Crawford a donc instrumentalisé le caractère honnête de Clarisse, seul à même de séduire Lecter. De son côté, Clarisse a accepté la rencontre de par son caractère ambitieux. Nous avons donc ici une parfaite synergie dramatique des deux caractères pour produire l’action.

Retour en voiture

A la 44ème minute du film, dans la voiture qui les ramène à l’aéroport, Crawford explique à Clarisse qu’il l’a utilisée pour créer une connivence entre hommes avec le shérif local, et se débarrasser de lui. Hésitant, il dit avoir remarqué qu’elle l’avait mal pris.
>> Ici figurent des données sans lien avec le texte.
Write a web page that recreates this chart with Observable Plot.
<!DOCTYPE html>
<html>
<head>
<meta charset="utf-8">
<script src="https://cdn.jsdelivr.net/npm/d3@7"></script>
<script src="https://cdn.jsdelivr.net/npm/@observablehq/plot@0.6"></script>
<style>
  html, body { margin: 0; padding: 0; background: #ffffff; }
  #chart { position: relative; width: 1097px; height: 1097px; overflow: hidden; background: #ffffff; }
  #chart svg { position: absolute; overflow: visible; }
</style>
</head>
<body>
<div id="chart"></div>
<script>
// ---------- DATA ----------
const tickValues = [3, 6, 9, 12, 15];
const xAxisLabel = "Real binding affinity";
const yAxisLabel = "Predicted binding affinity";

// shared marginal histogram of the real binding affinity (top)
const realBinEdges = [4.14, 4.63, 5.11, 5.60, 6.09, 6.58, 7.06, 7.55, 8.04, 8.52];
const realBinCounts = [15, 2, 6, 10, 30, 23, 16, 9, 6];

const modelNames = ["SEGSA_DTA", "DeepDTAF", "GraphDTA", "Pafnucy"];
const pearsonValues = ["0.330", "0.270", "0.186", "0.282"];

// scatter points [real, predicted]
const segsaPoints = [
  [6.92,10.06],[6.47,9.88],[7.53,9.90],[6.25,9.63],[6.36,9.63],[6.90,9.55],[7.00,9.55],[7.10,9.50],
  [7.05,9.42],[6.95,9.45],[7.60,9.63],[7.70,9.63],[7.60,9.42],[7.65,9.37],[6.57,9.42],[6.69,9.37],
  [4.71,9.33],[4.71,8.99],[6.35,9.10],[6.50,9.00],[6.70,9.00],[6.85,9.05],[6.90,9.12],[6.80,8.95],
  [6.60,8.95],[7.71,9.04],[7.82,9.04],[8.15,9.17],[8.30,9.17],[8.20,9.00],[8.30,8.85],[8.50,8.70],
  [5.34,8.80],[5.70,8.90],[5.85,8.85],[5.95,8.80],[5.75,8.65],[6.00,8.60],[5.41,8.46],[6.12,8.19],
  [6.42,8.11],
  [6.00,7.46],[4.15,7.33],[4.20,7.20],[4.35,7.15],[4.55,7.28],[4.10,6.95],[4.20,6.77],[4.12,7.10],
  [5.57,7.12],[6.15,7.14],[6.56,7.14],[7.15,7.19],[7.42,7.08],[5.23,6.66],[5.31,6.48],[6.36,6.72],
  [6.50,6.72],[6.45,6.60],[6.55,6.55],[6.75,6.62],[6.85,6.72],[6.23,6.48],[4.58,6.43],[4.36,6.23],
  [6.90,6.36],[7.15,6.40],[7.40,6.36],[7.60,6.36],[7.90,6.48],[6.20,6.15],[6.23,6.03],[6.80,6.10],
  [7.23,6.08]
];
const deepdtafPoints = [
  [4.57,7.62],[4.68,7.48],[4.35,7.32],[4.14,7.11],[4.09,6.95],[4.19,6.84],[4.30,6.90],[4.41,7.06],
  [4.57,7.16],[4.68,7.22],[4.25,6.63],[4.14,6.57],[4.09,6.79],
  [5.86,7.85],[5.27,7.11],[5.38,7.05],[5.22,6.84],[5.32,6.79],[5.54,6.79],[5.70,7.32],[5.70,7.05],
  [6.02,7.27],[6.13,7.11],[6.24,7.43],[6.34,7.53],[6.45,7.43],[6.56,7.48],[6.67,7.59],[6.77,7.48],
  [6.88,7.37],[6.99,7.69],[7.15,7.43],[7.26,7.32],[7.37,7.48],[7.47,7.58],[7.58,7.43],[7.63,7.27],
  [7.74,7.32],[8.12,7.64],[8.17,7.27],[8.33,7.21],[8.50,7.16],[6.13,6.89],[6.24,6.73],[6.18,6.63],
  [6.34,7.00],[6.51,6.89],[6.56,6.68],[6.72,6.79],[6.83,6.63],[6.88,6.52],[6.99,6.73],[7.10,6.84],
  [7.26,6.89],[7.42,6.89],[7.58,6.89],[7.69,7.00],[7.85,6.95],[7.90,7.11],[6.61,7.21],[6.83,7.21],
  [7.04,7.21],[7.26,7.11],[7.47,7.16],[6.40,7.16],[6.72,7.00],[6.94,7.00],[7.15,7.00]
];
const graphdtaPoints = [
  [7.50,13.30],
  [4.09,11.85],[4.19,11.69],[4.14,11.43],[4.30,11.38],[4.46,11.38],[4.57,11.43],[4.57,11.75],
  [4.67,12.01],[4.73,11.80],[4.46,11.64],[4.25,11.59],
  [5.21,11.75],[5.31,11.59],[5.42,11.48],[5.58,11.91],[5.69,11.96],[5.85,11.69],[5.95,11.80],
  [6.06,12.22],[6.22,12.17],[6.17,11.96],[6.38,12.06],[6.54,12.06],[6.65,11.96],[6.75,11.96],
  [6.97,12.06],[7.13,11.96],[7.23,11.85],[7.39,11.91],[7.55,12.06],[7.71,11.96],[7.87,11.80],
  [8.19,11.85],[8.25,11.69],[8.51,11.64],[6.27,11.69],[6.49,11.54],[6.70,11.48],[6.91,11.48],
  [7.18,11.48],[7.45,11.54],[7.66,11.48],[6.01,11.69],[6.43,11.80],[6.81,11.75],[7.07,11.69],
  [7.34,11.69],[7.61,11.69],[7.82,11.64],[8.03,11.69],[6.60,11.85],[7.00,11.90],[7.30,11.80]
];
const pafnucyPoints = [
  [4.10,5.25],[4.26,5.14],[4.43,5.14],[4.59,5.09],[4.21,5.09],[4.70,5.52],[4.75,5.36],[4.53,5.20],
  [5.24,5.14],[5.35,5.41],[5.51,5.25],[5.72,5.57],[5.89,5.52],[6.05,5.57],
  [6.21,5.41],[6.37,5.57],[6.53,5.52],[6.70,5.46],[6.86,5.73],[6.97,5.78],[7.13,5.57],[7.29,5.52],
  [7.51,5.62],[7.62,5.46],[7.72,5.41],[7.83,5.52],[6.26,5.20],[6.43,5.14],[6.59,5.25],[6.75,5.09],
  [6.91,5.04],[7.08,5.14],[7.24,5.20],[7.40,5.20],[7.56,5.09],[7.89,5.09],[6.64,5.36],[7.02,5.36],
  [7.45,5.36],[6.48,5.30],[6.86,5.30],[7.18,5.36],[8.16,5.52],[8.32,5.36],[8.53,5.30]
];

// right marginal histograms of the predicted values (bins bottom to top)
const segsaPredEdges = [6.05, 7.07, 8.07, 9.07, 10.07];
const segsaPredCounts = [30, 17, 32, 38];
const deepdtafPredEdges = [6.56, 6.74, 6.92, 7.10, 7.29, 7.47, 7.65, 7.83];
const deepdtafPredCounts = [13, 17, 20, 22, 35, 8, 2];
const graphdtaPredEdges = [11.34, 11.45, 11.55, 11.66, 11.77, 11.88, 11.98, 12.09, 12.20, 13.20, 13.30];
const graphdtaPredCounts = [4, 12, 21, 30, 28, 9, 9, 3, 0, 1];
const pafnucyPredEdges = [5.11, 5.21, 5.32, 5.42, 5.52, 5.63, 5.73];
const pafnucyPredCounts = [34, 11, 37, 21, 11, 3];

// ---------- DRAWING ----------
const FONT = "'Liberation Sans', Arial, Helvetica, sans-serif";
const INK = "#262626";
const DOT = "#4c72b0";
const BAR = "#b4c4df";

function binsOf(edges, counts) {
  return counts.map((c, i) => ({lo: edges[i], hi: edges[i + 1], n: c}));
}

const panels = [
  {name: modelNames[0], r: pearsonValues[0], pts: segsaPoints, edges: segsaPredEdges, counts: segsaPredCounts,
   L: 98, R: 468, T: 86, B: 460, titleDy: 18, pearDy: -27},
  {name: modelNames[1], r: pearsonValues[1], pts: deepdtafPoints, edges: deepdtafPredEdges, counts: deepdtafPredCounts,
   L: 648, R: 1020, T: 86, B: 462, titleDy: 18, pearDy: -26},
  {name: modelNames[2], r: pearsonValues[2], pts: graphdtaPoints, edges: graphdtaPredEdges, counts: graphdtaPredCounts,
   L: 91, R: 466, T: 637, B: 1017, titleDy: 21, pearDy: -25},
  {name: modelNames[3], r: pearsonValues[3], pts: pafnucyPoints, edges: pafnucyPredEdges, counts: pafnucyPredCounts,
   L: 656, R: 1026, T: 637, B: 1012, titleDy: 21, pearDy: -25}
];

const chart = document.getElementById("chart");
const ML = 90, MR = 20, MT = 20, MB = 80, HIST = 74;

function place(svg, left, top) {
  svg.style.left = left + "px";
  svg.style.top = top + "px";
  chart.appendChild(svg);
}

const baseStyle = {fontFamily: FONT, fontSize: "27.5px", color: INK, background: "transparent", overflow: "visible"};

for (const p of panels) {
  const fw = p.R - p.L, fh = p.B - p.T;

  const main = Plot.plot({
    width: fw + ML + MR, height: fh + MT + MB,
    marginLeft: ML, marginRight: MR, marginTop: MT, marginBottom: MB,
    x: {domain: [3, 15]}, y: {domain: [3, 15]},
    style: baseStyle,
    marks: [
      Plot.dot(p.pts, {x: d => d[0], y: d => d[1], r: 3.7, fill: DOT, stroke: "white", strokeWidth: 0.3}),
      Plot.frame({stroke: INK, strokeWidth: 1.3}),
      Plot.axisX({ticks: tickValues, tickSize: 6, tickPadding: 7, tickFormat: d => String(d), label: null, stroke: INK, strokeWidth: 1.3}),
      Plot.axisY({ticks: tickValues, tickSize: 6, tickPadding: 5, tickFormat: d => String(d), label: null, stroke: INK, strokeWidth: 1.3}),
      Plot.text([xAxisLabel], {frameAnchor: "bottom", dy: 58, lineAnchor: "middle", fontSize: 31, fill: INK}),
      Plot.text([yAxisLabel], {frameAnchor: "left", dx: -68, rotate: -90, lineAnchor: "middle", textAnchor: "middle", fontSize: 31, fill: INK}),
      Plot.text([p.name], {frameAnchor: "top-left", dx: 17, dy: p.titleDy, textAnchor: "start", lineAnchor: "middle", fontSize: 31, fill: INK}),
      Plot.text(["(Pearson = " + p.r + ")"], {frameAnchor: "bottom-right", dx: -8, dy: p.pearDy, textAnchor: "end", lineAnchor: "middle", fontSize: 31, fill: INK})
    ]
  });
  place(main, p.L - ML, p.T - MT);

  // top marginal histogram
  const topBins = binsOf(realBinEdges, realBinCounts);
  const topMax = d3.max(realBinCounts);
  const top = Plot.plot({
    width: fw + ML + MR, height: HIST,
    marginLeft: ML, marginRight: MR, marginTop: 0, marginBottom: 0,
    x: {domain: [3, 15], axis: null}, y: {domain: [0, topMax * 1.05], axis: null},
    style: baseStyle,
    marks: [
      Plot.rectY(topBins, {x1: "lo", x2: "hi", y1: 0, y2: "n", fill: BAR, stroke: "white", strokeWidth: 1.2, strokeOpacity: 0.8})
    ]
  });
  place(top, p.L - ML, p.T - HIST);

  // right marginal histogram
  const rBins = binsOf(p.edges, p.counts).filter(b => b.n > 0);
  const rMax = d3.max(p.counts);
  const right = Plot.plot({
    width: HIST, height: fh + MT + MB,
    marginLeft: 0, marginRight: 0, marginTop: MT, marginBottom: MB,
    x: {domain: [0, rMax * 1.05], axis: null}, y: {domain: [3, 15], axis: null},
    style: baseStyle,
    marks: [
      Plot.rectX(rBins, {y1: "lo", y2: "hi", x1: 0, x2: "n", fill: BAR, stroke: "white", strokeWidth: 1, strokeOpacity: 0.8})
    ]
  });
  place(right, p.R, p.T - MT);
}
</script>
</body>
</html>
Clarisse réplique d’un ton calme et par deux fois : "c’est mal", arguant que les policiers sont influencés par les comportements des fédéraux.

Cohérence du caractère

Clarisse gardera ce double caractère sur l’ensemble du film. C’est bien un personnage simple à deux dimensions.
Lors de l’état des lieux, Clarisse reçoit son diplôme, après avoir sauvé la fille d’un sénateur. Hannibal Lecter, en fuite, lui téléphone et lui promet de ne pas la traquer et lui demande d’en faire autant. Elle répond sans hésitation : "Vous savez bien que c’est une chose que je ne peux pas promettre".

L’ambition est le moteur qui la pousse dans des situations conflictuelles, l’honnêteté crée un climat de confiance qui lui permet d’obtenir des informations importantes de Lecter, mais aussi des personnages secondaires qu’elle rencontre. L’honnêteté permet de plus une facilité de lecture de ses motivations : lorsque Clarisse se retrouve seule à sonner à la porte du tueur, nous ne crions pas à l’improbabilité de la situation, car nous savons tout des tourments qui l’ont poussée, enfant, à tenter de sauver un agneau de l’abattage, et nous savons qu’elle veut sortir de sa condition par le biais d’une brillante carrière.

Dans ce film, le double caractère soutient le personnage et construit les relations : si Clarisse agit par ambition, c’est son honnêteté que Crawford vend à Hannibal Lecter, comme monnaie d’échange entre deux calculateurs pervers, contre l’arrestation d’un psychopathe.